Highlights from

American Academy of Dermatology

annual meeting 2018

San Diego 16-20 February 2018

Lesions in paediatric patients and possible correlation with coffee drinking

Atypical lesions in paediatric patients

“Malignant melanoma in minors is a rare event”, said Dr Ryan Kelm of the Feinberg School of Medicine [2].

Despite this fact, efforts for prevention are still important. Recent reports have observed an increasing rate of paediatric melanoma up to 2004, followed by a decrease in the United States [3,4]. Paediatric melanoma decreased by 11.58% per year from 2004–2010 [4]. A similar trend was noticed in the Netherlands [5].

Therefore, current incidence rates from the National Surveillance, Epidemiology, and End Results (SEER) cancer database were assessed in a population-based study. The SEER database, providing data from 2000–2014, was searched for data from patients aged 0–19 years, and a diagnosis of malignant melanoma. A total of 1,796 cases (in 218 children aged 0–9 years, and in 1,578 adolescents aged 10–19) of melanoma were detected. Although the overall incidence rates for melanoma were only five per one million, there was a marked increase in the incidence rate of adolescents (from 1.3 in the 0–9-year-olds compared to 8.7 in the 10–19-year-olds).

Superficial spreading melanoma is more common in adolescents than nodular and other manifestations. In children and adolescents, incidence rates were significantly higher in females. Incidence trends were significantly decreased in adolescents (by an annual per cent change of -4.5; P<0.05), but not in children. The five-year survival rate was higher in adolescent females (97.1%) compared to adolescent males (92.6%).

“Our findings are congruent with recent studies suggesting that there continues to be a decrease in the incidence of overall paediatric melanoma, “concluded Dr Kelm. In addition, five-year survival improved compared to earlier reports.

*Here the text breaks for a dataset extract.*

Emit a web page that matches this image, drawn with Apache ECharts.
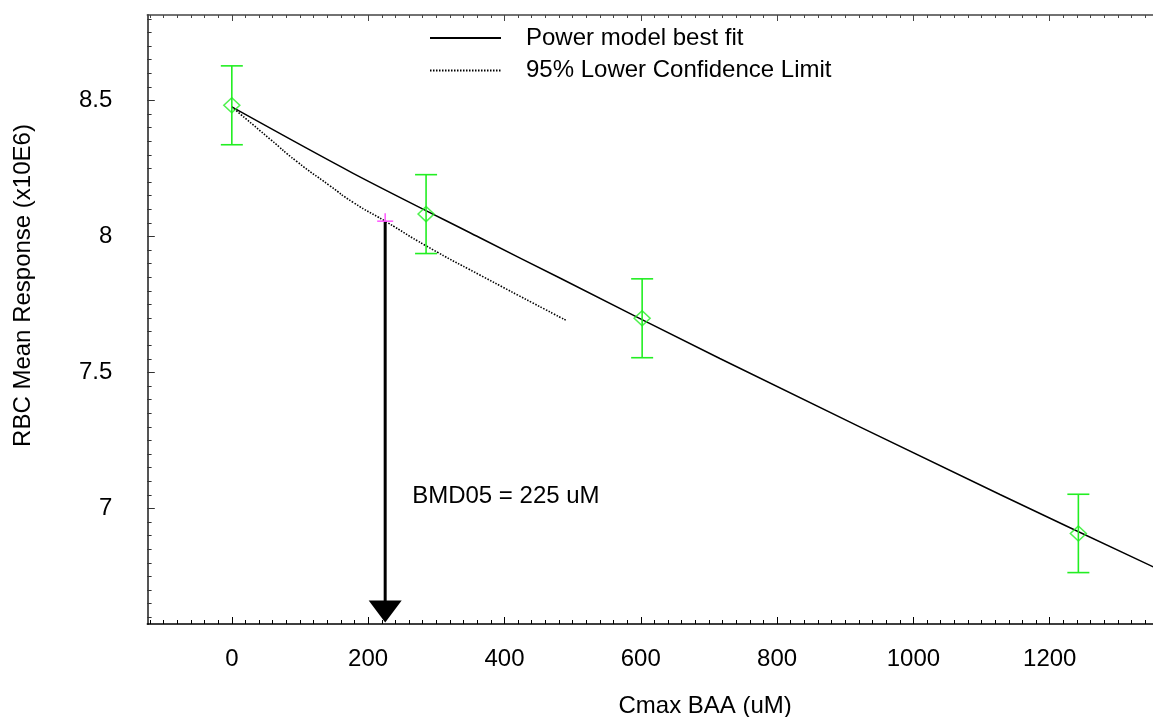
<!DOCTYPE html>
<html>
<head>
<meta charset="utf-8">
<script src="https://cdn.jsdelivr.net/npm/echarts@6/dist/echarts.min.js"></script>
<style>html,body{margin:0;padding:0;background:#fff}#c{width:1153px;height:717px}</style>
</head>
<body>
<div id="c"></div>
<script>
// ---- data ----
const doses = [0, 285, 602, 1242];
const means = [8.482, 8.082, 7.699, 6.908];
const errs = [0.145, 0.145, 0.145, 0.144];
const fitX = [0, 178, 364, 482, 716, 1127, 1352];
const fitY = [8.476, 8.232, 7.995, 7.846, 7.551, 7.051, 6.785];
const bmdlX = [0, 56, 95, 144, 178, 225, 286, 364, 490];
const bmdlY = [8.476, 8.358, 8.276, 8.186, 8.125, 8.056, 7.964, 7.858, 7.692];
const bmd = 225;
const bmdResp = 8.056;
const xMajor = [0, 200, 400, 600, 800, 1000, 1200];
const yMajor = [7, 7.5, 8, 8.5];
const seriesNames = ['Power model best fit', '95% Lower Confidence Limit'];

// ---- build ----
const FONT = 'Liberation Sans, Arial, Helvetica, sans-serif';
const GREEN = '#22ee22';
const xMin = -124, xMax = 1351.5, yMin = 6.575, yMax = 8.814;
const xMinor = [];
for (let v = -120; v <= 1340; v += 20) if (v % 200 !== 0) xMinor.push(v);
const yMinor = [];
for (let k = 132; k <= 176; k++) if (k % 10 !== 0) yMinor.push(Math.round(k * 5) / 100);

const chart = echarts.init(document.getElementById('c'), null, {renderer: 'canvas'});

function xAx(pos, ticks, len, showLine, showLabel, extra) {
  return Object.assign({
    type: 'value', position: pos, min: xMin, max: xMax, gridIndex: 0,
    axisLine: {show: showLine, onZero: false, lineStyle: {color: pos === 'top' ? '#444' : '#000', width: 1.5}},
    axisTick: {show: true, inside: true, length: len, customValues: ticks, lineStyle: {color: pos === 'top' ? '#444' : '#000', width: 1}},
    axisLabel: {show: showLabel, customValues: xMajor, fontSize: 24, color: '#000', fontFamily: FONT, margin: 23,
      formatter: function (v) { return String(v); }},
    splitLine: {show: false}
  }, extra || {});
}
function yAx(ticks, len, showLine, showLabel, extra) {
  return Object.assign({
    type: 'value', position: 'left', min: yMin, max: yMax, gridIndex: 0,
    axisLine: {show: showLine, onZero: false, lineStyle: {color: '#555', width: 2}},
    axisTick: {show: true, inside: true, length: len, customValues: ticks, lineStyle: {color: '#333', width: 1}},
    axisLabel: {show: showLabel, customValues: yMajor, fontSize: 24, color: '#000', fontFamily: FONT, margin: 35,
      formatter: function (v) { return String(v); }},
    splitLine: {show: false}
  }, extra || {});
}

const option = {
  animation: false,
  backgroundColor: '#fff',
  grid: {left: 147.3, right: 0, top: 15, bottom: 93, containLabel: false, outerBoundsMode: 'none'},
  legend: {
    orient: 'vertical', left: 424, top: 21, itemWidth: 71, itemHeight: 14, itemGap: 8.4,
    data: seriesNames,
    itemStyle: {color: 'rgba(0,0,0,0)', borderWidth: 0, opacity: 0},
    textStyle: {fontSize: 24, color: '#000', fontFamily: FONT, padding: [0, 0, 0, 20], lineHeight: 24},
    selectedMode: false
  },
  xAxis: [
    xAx('bottom', xMajor, 7, true, true, {
      name: 'Cmax BAA (uM)', nameLocation: 'middle', nameGap: 70,
      nameTextStyle: {fontSize: 24, color: '#000', fontFamily: FONT, padding: [0, 0, 0, 110]}
    }),
    xAx('bottom', xMinor, 4, false, false),
    xAx('top', xMajor, 6, true, false),
    xAx('top', xMinor, 3, false, false)
  ],
  yAxis: [
    yAx(yMajor, 7.5, true, true, {
      name: 'RBC Mean Response (x10E6)', nameLocation: 'middle', nameGap: 112,
      nameTextStyle: {fontSize: 24, color: '#000', fontFamily: FONT, padding: [0, 0, 0, 68]}
    }),
    yAx(yMinor, 4.3, false, false)
  ],
  series: [
    {
      name: seriesNames[0], type: 'line', xAxisIndex: 0, yAxisIndex: 0,
      data: fitX.map((x, i) => [x, fitY[i]]),
      symbol: 'none', smooth: 0.3, lineStyle: {color: '#000', width: 1.5}, itemStyle: {color: '#000'}, z: 3
    },
    {
      name: seriesNames[1], type: 'line', xAxisIndex: 0, yAxisIndex: 0,
      data: bmdlX.map((x, i) => [x, bmdlY[i]]),
      symbol: 'none', smooth: 0.6, lineStyle: {color: '#000', width: 1.6, type: [1.5, 1.5]}, itemStyle: {color: '#000'}, z: 3
    },
    {
      type: 'custom', xAxisIndex: 0, yAxisIndex: 0, silent: true, z: 4,
      data: doses.map((d, i) => [d, means[i] - errs[i], means[i] + errs[i]]),
      encode: {x: 0, y: [1, 2]},
      renderItem: function (params, api) {
        const lo = api.coord([api.value(0), api.value(1)]);
        const hi = api.coord([api.value(0), api.value(2)]);
        const hw = 11;
        const st = {stroke: GREEN, lineWidth: 1.6};
        return {type: 'group', children: [
          {type: 'line', shape: {x1: lo[0], y1: lo[1], x2: hi[0], y2: hi[1]}, style: st},
          {type: 'line', shape: {x1: lo[0] - hw, y1: lo[1], x2: lo[0] + hw, y2: lo[1]}, style: st},
          {type: 'line', shape: {x1: hi[0] - hw, y1: hi[1], x2: hi[0] + hw, y2: hi[1]}, style: st}
        ]};
      }
    },
    {
      type: 'scatter', xAxisIndex: 0, yAxisIndex: 0, silent: true, z: 5,
      data: doses.map((d, i) => [d, means[i]]),
      symbol: 'diamond', symbolSize: [16, 15],
      itemStyle: {color: 'rgba(0,0,0,0)', borderColor: GREEN, borderWidth: 1.5}
    },
    {
      type: 'custom', xAxisIndex: 0, yAxisIndex: 0, silent: true, z: 6,
      data: [[bmd, bmdResp]],
      renderItem: function (params, api) {
        const top = api.coord([api.value(0), api.value(1)]);
        const bot = api.coord([api.value(0), yMin]);
        const x = top[0];
        const tip = bot[1] - 1.5;
        const headH = 22, headW = 33;
        const lab = api.coord([api.value(0), 7.045]);
        return {type: 'group', children: [
          {type: 'line', shape: {x1: x, y1: top[1], x2: x, y2: tip - headH + 1}, style: {stroke: '#000', lineWidth: 3}},
          {type: 'polygon', shape: {points: [[x - headW / 2, tip - headH], [x + headW / 2, tip - headH], [x, tip]]}, style: {fill: '#000'}},
          {type: 'line', shape: {x1: x - 8, y1: top[1], x2: x + 8, y2: top[1]}, style: {stroke: '#ff55ff', lineWidth: 1.5}},
          {type: 'line', shape: {x1: x, y1: top[1] - 8, x2: x, y2: top[1]}, style: {stroke: '#ff55ff', lineWidth: 1.5}},
          {type: 'text', x: x + 27, y: lab[1], style: {text: 'BMD05 = ' + bmd + ' uM', fontSize: 24, fontFamily: FONT, fill: '#000', align: 'left', verticalAlign: 'middle'}}
        ]};
      }
    }
  ]
};
chart.setOption(option);
</script>
</body>
</html>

Lower melanoma risk in coffee addicts?

Two meta-analyses assessed a possible correlation of coffee drinking and melanoma risk [6,7]. In one meta-analysis, two case-control and five cohort trials were evaluated. The pooled relative risk of malignant melanoma was reduced by 19% in the highest vs. the lowest consumption of coffee. Strikingly, there was no association between the drinking of decaffeinated coffee and melanoma risk [6]. The authors conclude that caffeinated coffee might have chemo-preventive effects against melanoma.

Another analysis included 23 studies with 2,268,338 participants. Compared to the lowest-level consumption, total coffee reduced the relative risk of melanoma by 20%, caffeinated coffee by 15%, and decaffeinated coffee by only 8%. In addition, a clear dose-response relationship could be observed: the melanoma risk decreased for each cup/day by 3% for all coffee, and by 4% for caffeinated coffee [7].

Another protective habit after diagnosis of melanoma is the use of acetyl salicylic acid (ASS) [8]. Researchers evaluated data from a retrospective cohort of 1,522 patients who were diagnosed with melanoma between 2000 and 2014 and were followed up through September 2016. In patients diagnosed with a melanoma Stage II or III, ASS use was associated with a survival benefit. ASS use was associated with longer overall survival in univariate analysis and after controlling for age, sex, stage, and treatment modalities. In turn, patients taking ASS before diagnosis were less likely to be diagnosed with Stage III or IV disease. Therefore, the therapeutic potential of ASS will now be evaluated in a clinical trial.

  1. Kelm, C. Abstract 6722, AAD Annual Meeting, February 16–20 2018.
  2. Strouse, JJ. et al. J Clin Oncol 2005;23:4735–41.
  3. Campbell, LB. et al. J Pediatr 2015;166:1505–13.
  4. Eggen, CAM. et al. J Eur Acad Dermatol Venereol 2017 Oct 28.
  5. Liu, J. et al. PLoS one 2016 Jan 27;11:e0147056.
  6. Wang, J. et al. Eur J Nutr 2016;55:1317–29.
  7. Rachidi, S. et al. J Am Acad Dermatol January 6, 2018

The content and interpretation of these conference highlights are the views and comments of the speakers/authors.